Author of the week: Yann Martel

A donkey and a monkey are the talking animals that feature prominently in Yann Martel’s metafictional allegory about the Holocaust, Beatrice and Virgil.

The author of Life of Pi may well lose some fans with his latest novel, said Alexandra Alter in The Wall Street Journal. Talking animals feature prominently in Yann Martel’s Beatrice and Virgil, just as they did in his charming 2001 best-seller. Beatrice is a donkey and Virgil a monkey. Yet Martel’s first book since Pi is not another philo­sophical adventure story but a tangled metafictional allegory about the Holocaust. These animals turn out to be characters in a play that a successful novelist is reading as a favor to a taxidermist he barely knows. “I threw everything I could at it to try to write about the Holocaust without being literal,” Martel says. Why? He believes that too little fiction has been written about the event, and “we have to entrust history to art.”
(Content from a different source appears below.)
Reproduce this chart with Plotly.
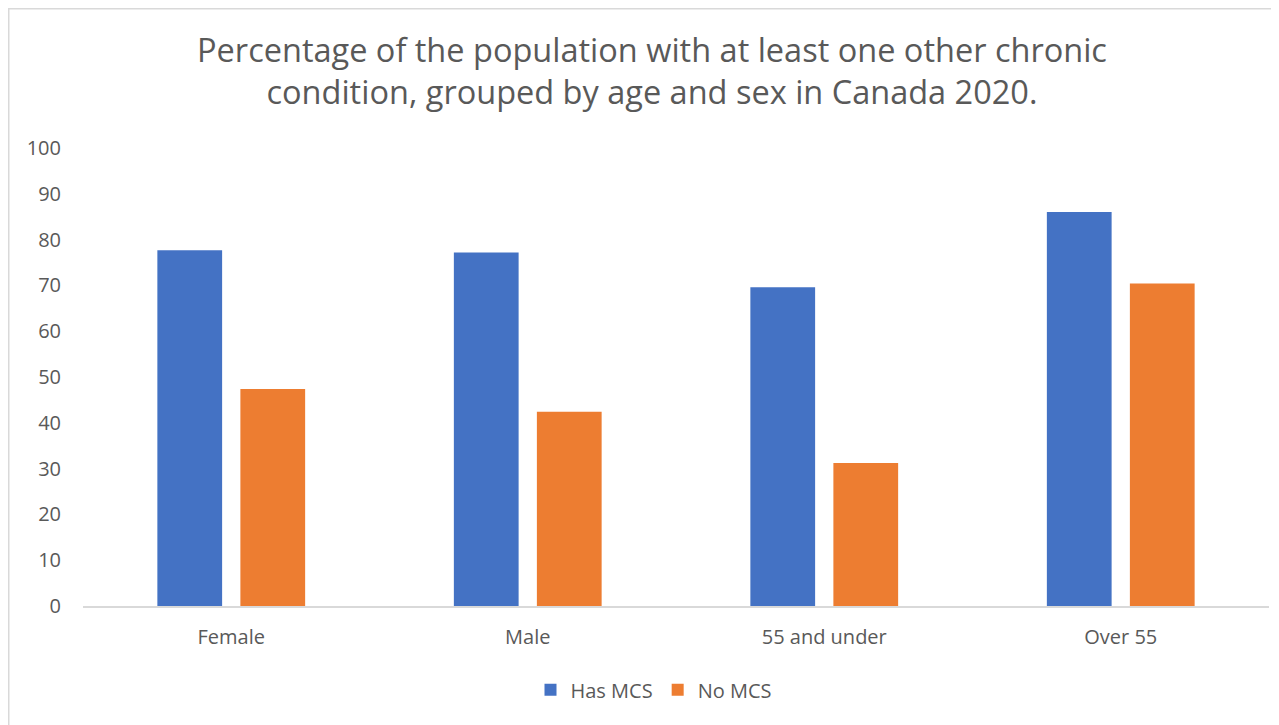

The most straightforward story line in Beatrice and Virgil is the one about the novelist, said John Barber in the Toronto Globe and Mail. The character is struggling, as Martel did, to follow up a major overnight success with an ambitious Holocaust novel. Like Martel, he at one point decides that his book should be half essay and half novel, and that readers should have to flip the book over once they’ve read through one approach or the other. Martel, however, never suffered the embarrassment of having his manuscript rejected by his editors, as the character in Beatrice and Virgil does. “Because of the success of Life of Pi,” he says, “they would have printed an excerpt of the phone book.”